Als Bremen noch in gespannter Erwartung der Entscheidungsschlacht im Münchener Olympiastadion entgegenfieberte, wo die Heerscharen des Guten und des Bösen aufeinanderprallen sollten, heute vormittag nämlich, stand ich im Supermarkt mal wieder in der falschen Schlange; aber so was von falsch, wie es mir noch nie begegnet ist. Der Herr vor mir erkundigte sich bei der Kassiererin (beide um die 50), ob noch Johnny Walker vorrätig sei, er habe im Regal keinen finden können. Die hilfsbereite Frau erhob sich gleich, um hinter der Tür "Zutritt nur für Angestellte" Erkundigungen einzuholen. Mit einem bedauernden Nein kehrte sie zurück, rief aber sogleich eine Kollegin an, ob nicht doch noch irgendwo im Lager ...

Möglicherweise gäbe es den Whisky doch, sie wolle gleich einmal selbst nachschauen gehen. "Das wäre sehr freundlich von Ihnen", sagte der Herr leicht beunruhigt, da aus seiner bescheidenen Frage eine Staatsaktion zu werden drohte.
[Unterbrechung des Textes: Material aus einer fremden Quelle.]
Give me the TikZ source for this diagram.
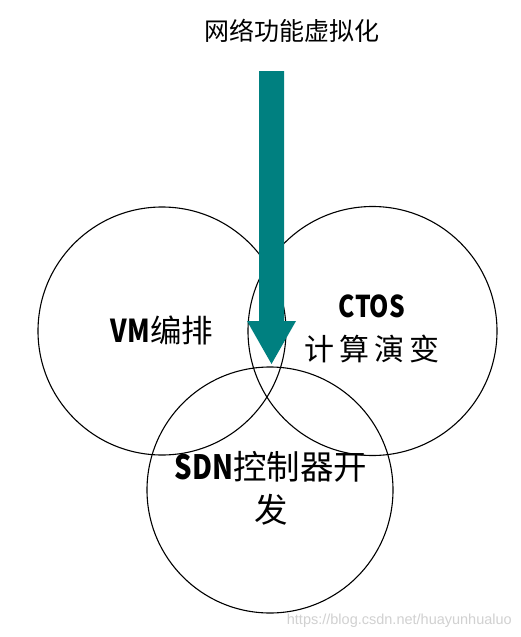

Eine verneinende Äußerung hätte aber auch nichts geändert, da die Frau bereits geschäftig auf die bereits erwähnte Tür zueilte. Auf dem Rückweg sprach sie noch eine Kollegin an und huschte dann an den Wartenden vorüber: "Jetzt habe ich so ziemlich alle Schlüssel." Und schon verschwand sie zwischen den Regalen. Der Herr unterhielt sich, nun ein wenig ungeduldig, mit seinem Sohn in fremder Zunge. Unsere Blicke begegneten sich und ich lächelte ihm amüsiert zu. Hätte er diesen Aufstand vorausgeahnt, würde er wohl kaum gefragt haben.

Zu guter Letzt kam die Frau an die Kasse zurückgeeilt. Es gäbe doch keinen Johnny Walker mehr, es täte ihr leid. Der Herr bedankte sich höflich, bezahlte und ging, gefolgt von seinem Sohn. Die Kassiererin war glücklich und sah zunächst ihn, dann auch mich freudestrahlend an. Sie kam gar nicht auf die Idee, sich für die Wartezeit - immerhin mehr als fünf Minuten - zu entschuldigen. Sie hatte genau das Richtige getan, nämlich alles versucht, um für Papas Wohlbefinden zu sorgen, und dafür auch die erhoffte und verdiente Anerkennung gefunden, davon war sie offenbar überzeugt. Ich schwöre, sie war glücklich.